In the data that follows, count each line holding the string "page"; answer with the number only.

— Begin DATA EXCERPTS —

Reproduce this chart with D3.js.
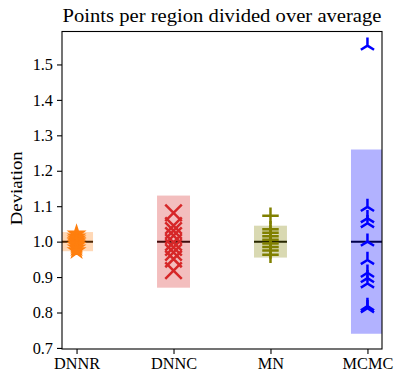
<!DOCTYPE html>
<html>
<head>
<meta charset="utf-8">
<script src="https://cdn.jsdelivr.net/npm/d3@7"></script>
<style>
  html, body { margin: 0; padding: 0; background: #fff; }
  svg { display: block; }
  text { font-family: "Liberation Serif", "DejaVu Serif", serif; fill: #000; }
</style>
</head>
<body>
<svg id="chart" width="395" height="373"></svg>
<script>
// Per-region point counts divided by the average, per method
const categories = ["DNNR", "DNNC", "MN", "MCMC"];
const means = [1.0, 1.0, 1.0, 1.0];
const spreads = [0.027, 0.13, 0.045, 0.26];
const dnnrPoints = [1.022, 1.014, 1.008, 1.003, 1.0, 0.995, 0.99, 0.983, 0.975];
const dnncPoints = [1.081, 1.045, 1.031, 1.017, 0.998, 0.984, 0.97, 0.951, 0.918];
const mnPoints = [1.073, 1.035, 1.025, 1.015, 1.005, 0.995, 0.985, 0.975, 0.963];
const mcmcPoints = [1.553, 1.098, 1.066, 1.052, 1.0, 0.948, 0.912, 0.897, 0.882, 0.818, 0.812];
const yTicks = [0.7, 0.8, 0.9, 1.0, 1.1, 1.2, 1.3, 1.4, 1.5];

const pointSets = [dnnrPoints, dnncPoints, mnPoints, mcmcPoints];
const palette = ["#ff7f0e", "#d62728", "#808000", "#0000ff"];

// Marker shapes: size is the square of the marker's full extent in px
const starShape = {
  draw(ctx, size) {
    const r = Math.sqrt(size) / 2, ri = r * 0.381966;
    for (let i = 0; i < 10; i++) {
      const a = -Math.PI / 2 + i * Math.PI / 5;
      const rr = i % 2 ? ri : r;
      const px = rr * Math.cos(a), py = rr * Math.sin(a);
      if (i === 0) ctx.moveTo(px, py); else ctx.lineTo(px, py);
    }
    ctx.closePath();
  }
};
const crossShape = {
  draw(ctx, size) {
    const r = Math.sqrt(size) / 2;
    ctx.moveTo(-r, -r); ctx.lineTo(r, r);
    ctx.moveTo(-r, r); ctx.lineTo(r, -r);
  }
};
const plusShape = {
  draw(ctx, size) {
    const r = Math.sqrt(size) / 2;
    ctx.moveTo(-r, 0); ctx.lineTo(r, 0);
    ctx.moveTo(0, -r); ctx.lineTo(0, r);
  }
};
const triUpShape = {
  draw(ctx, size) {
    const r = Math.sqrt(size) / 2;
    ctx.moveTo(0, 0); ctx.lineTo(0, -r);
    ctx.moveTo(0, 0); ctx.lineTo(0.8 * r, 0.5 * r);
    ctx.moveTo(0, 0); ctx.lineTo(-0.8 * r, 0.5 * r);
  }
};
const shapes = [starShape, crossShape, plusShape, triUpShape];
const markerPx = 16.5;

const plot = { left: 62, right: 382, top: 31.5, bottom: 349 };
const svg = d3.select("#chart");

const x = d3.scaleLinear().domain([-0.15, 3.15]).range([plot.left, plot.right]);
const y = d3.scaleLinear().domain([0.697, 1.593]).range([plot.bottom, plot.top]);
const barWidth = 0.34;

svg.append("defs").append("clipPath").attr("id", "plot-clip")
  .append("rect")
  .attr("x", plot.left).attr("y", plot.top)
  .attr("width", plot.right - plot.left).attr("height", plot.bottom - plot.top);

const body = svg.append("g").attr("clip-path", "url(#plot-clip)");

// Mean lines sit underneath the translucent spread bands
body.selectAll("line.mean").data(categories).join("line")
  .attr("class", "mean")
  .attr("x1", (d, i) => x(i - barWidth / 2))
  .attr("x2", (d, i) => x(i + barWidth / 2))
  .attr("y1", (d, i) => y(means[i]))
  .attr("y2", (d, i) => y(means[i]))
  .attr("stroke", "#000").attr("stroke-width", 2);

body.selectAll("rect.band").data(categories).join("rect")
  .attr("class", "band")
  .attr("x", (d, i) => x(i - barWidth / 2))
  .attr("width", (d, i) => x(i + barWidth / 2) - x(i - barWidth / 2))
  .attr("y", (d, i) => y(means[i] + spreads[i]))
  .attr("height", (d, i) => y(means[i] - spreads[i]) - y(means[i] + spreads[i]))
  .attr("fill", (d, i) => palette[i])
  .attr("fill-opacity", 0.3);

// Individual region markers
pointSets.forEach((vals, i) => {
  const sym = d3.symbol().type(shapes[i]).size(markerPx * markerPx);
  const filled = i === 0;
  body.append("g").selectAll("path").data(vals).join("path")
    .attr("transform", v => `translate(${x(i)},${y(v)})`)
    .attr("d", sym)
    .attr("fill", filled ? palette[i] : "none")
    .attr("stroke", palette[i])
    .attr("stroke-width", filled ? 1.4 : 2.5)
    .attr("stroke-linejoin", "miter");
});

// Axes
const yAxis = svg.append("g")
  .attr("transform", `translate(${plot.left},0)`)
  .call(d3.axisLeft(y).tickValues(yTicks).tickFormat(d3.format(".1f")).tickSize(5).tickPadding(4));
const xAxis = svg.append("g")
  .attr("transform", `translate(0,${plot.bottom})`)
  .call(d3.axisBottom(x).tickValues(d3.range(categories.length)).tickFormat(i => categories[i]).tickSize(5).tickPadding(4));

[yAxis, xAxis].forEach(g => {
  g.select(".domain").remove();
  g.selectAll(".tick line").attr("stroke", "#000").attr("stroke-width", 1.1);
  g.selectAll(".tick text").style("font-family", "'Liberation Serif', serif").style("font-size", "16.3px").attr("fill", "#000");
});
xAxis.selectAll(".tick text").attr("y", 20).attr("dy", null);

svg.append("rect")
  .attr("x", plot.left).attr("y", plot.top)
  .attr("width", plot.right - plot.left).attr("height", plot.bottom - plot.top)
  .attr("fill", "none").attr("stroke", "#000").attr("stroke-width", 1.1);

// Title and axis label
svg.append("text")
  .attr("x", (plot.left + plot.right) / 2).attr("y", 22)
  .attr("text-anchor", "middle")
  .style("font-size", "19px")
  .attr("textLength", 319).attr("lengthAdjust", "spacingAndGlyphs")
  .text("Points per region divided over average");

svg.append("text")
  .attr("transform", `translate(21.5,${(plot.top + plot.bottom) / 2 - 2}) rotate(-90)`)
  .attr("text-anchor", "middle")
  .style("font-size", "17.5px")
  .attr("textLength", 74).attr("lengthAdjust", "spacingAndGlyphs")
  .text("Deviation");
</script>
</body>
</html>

— End DATA EXCERPTS —
— Begin DATA EXCERPTS —

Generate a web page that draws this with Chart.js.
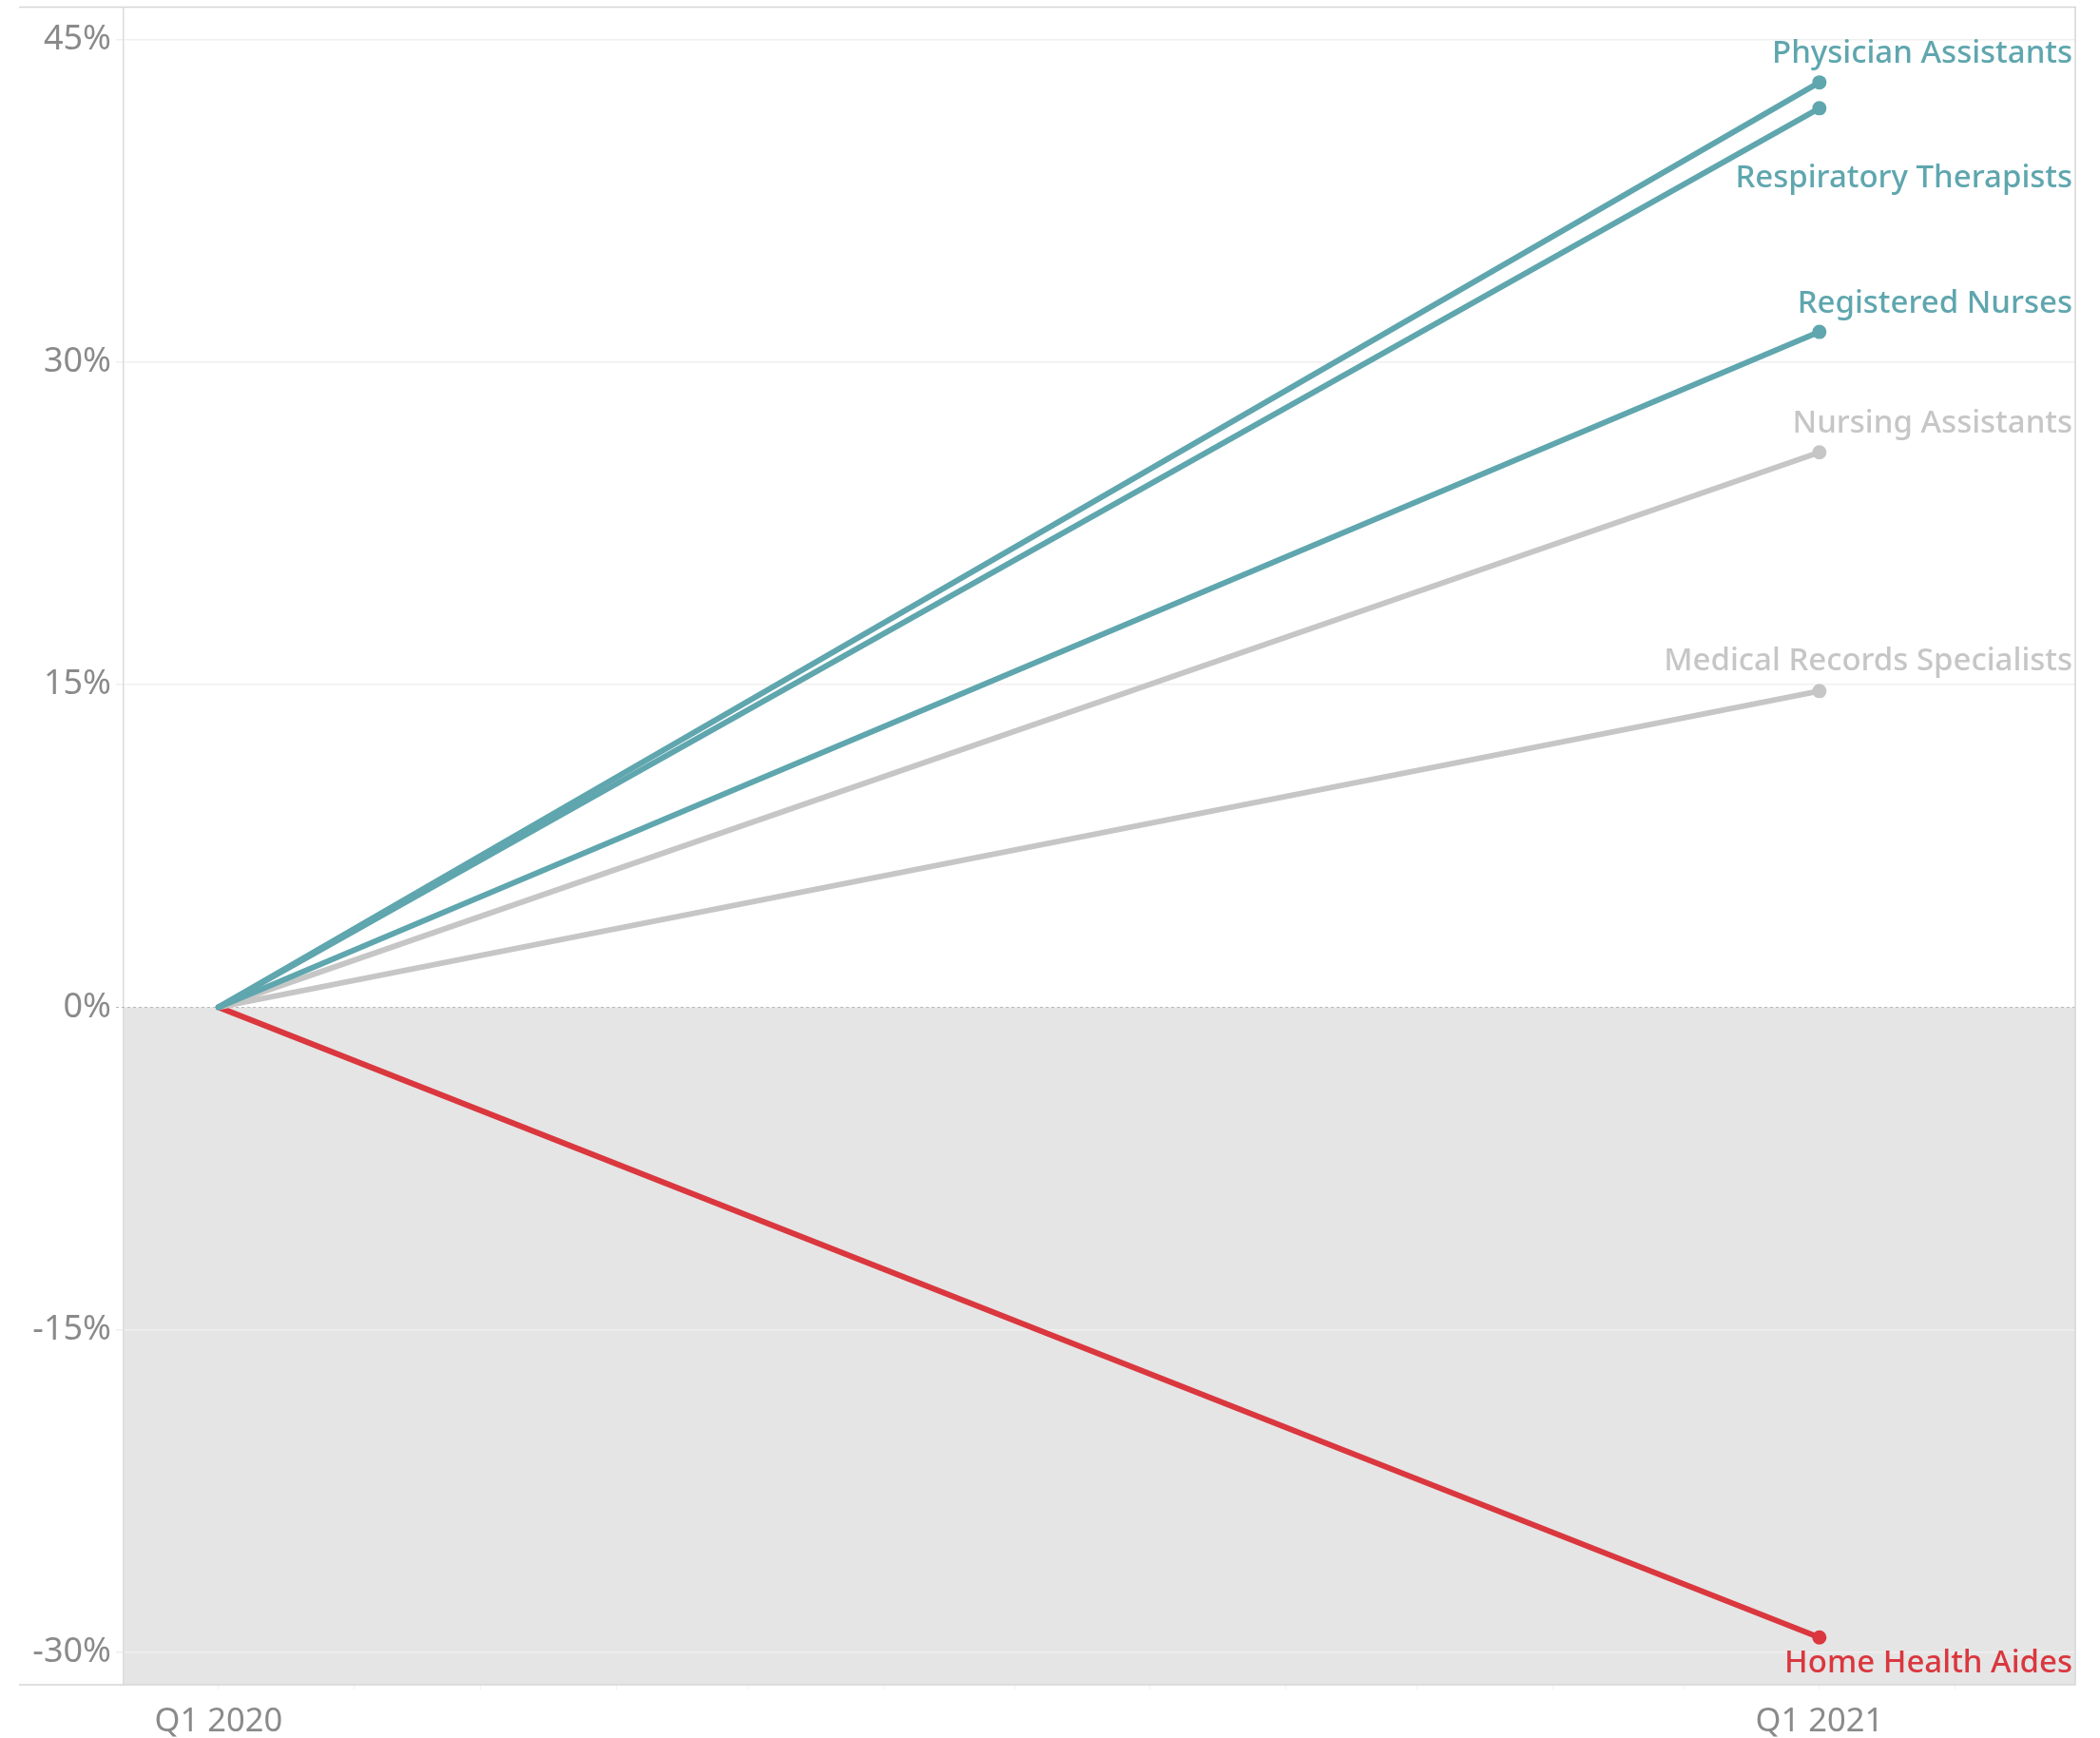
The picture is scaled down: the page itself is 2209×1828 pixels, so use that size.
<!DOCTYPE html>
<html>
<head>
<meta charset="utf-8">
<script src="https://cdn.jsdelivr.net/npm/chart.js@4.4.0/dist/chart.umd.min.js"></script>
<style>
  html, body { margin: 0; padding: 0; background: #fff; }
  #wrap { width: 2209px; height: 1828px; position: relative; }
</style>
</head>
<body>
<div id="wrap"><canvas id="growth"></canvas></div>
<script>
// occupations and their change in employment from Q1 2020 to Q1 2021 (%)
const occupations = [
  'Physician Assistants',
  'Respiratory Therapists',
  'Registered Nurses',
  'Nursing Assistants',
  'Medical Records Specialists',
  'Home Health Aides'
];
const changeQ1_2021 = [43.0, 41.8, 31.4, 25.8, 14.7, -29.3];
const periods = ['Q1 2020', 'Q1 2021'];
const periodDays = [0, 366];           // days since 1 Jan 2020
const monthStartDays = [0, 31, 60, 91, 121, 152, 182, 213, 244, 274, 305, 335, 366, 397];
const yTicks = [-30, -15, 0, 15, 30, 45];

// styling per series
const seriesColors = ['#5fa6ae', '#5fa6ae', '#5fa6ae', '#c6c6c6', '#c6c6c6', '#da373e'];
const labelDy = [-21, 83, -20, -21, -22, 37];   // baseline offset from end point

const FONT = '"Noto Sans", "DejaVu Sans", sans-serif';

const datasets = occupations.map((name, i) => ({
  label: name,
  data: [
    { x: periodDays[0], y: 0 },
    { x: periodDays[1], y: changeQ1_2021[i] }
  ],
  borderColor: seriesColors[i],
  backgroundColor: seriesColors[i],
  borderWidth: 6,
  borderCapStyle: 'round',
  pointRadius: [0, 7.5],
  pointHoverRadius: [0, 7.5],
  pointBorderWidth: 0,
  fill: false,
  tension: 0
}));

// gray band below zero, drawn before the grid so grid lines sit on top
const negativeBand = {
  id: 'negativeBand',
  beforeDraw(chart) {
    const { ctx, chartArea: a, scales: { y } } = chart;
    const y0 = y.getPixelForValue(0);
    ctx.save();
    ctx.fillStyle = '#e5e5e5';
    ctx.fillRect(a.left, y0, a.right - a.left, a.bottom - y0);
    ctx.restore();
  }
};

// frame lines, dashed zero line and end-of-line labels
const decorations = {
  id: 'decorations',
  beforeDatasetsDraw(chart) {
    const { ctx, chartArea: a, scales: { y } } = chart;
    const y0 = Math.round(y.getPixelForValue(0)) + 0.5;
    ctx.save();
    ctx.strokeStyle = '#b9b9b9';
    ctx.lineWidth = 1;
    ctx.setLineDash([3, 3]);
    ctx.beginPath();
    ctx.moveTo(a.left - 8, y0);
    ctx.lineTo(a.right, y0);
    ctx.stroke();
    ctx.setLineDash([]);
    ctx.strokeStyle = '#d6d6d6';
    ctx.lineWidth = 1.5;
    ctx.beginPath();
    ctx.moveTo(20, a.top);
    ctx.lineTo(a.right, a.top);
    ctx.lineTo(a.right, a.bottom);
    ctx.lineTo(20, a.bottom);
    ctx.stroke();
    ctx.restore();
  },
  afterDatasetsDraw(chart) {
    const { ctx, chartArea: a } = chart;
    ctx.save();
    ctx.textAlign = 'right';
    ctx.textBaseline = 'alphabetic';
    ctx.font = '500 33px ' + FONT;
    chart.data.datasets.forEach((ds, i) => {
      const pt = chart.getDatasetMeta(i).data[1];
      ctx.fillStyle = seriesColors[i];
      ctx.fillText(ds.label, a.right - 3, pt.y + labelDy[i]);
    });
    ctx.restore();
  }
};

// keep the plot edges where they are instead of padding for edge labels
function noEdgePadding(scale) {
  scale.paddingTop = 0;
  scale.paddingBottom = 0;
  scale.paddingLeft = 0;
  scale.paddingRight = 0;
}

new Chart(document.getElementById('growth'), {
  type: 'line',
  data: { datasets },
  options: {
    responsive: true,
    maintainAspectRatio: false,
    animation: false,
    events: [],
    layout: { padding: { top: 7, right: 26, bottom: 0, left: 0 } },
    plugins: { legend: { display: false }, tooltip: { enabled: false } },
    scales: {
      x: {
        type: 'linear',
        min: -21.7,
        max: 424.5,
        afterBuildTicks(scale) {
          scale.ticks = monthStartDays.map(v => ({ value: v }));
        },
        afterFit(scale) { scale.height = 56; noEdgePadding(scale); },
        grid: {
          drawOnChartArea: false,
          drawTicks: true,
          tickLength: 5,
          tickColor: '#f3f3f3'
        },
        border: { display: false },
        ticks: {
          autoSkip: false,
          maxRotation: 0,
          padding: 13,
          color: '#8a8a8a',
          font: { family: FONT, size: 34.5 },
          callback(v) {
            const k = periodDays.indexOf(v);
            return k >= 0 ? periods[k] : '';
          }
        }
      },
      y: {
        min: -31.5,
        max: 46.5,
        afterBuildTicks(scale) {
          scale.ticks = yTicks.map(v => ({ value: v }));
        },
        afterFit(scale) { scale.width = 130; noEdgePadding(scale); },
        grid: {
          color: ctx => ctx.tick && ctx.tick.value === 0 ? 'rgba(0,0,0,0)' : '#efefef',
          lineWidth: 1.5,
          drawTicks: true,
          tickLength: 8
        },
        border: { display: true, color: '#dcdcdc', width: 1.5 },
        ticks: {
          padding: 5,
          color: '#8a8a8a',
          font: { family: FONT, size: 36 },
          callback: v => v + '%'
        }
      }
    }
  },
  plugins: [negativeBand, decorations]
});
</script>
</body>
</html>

— End DATA EXCERPTS —

-- FINAL RESULT --
2